Under the proposal, Sweetgrass would pay $541,592, or 12%, of the cost. Developers who build on 28 acres in the southeast quadrant, dubbed “Turner South,” would pay just under $500,000 or 11%. Turner South includes the proposed 3.8-acre Wawa site.
The Oct. 17 vote remains a verbal commitment and does not yet authorize county officials to sign what VDOT has termed “Appendix A,” which would officially accept the VDOT funding.
“When we execute the Appendix A we’re committing to moving the project forward, and when we do that we normally accept and appropriate the funds at that time,” Isle of Wight Transportation Coordinator Jamie Oliver said.
“Even though VDOT had a deadline of Nov. 1, they’re not going to take any actions right away, it’s not like milk that expires on Nov. 1, and the town’s going to be supposedly taking action on the 28th, so conceivably the board could wait to verify exactly what the town is going to do and then take action either at your work session in November or your regular meeting in November,” Keaton told the supervisors.
Oliver previously told the supervisors that the county would have to commit to footing the entire $7.6 million, and then would be able to be reimbursed for VDOT’s $2.2 million share. Oliver said roughly $1 million of the total cost accounts for the project’s contingency budget and projected 2029 inflation. This could be decreased if construction begins earlier than 2029.

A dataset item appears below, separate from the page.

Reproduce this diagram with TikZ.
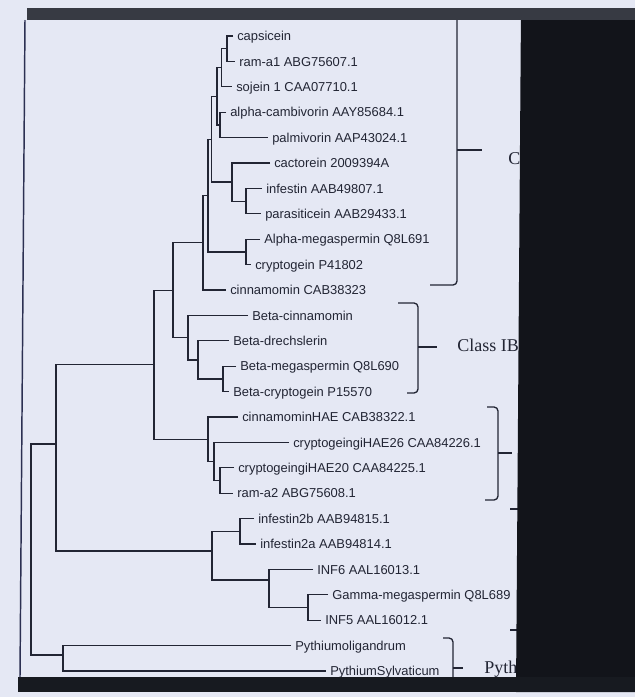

“If you don’t do it now, the need’s going to continue to be there in the future based on the (comprehensive) plan and land use, costs are going to rise and we’re going to lose a window,” said Supervisor William McCarty, “and losing VDOT funding and pushing it out to something that can go beyond 2034, for our citizens, losing that kind of financial impact is a catastrophic impact, in my opinion.”
Oliver said the town’s participation would be governed by a separate agreement solely between Smithfield and the county, in which the town would commit to fund up to $2.3 million to cover the traffic impact of any development that occurs on a 178-acre farm in the northwest quadrant of the Benns Church and Turner intersection, and the 262-home “Promontory” development proposed, but not yet approved, for the southwest quadrant. Smithfield’s Town Council would then be responsible for developing its own policy and agreements with developers that would allow it to recoup a proportionate share of the total cost from those developers, she said.
Town Attorney Bill Riddick contends the town’s ability to legally accept a proffered cash contribution from a developer for offsite transportation improvements depends on the facts pertaining to each development at the time of its rezoning application, and would have to be offered voluntarily by the developer.
County Administrator Randy Keaton said plans for the roundabout originated with the Wawa application in 2021. Plans for the Wawa stalled after Isle of Wight County’s Planning Commission, in mid-2022, recommended approval of a conditional use permit for the gas station and store, conditioned on its developers submitting an “alternative intersection design” for Turner Drive “such as a single-lane roundabout” and VDOT denied Wawa a requested exception that would have allowed left turns from the gas station onto Turner.
No public hearing preceded the supervisors’ vote, though county officials say both the town’s and the county’s respective comprehensive plans, which Isle of Wight used to formulate the cost-sharing agreement, were extensively vetted with multiple opportunities for public comments. Isle of Wight’s plan was adopted in 2020 while Smithfield’s was adopted in 2022.